Machine Code for Beginners was Usborne’s audacious attempt to teach assembly language to children. Published in 1983, it used the same colourful, illustrated approach that made their BASIC books successful, but applied it to the notoriously complex world of machine code programming.

Remarkably, it worked.

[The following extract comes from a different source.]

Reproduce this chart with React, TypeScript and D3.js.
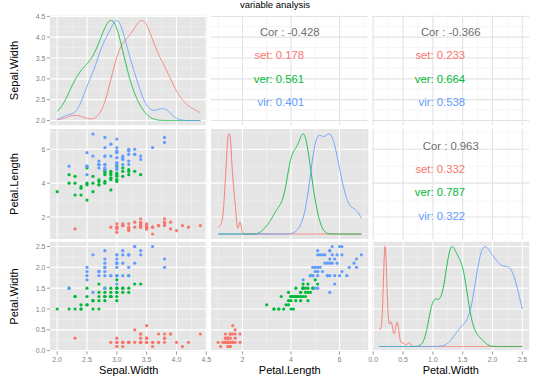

The book introduced concepts like registers, memory addressing, and CPU operations through friendly robots and clear diagrams, creating a generation of programmers who understood how computers actually worked.

Fast Facts

  • Publisher: Usborne Publishing
  • Year: 1983
  • Authors: Lisa Watts and Mike Wharton
  • Pages: ~48
  • Format: Paperback, colour throughout
  • CPUs covered: 6502, Z80

What It Taught

The book covered fundamental assembly concepts:

  • Registers - The CPU’s working memory
  • Memory addressing - Direct, indirect, indexed
  • Binary and hexadecimal - Number systems
  • Flags and conditions - CPU status
  • Loops and jumps - Control flow
  • The stack - Subroutine calls

The Teaching Approach

Usborne’s illustrated style made complex topics accessible:

  • Robots represented the CPU
  • Conveyor belts showed data flow
  • Warehouses represented memory
  • Speech bubbles explained operations
  • Side-by-side 6502/Z80 comparisons

Lasting Impact

Many professional programmers cite this book as their introduction to low-level computing. The visual metaphors it introduced remain useful for explaining CPU architecture to beginners.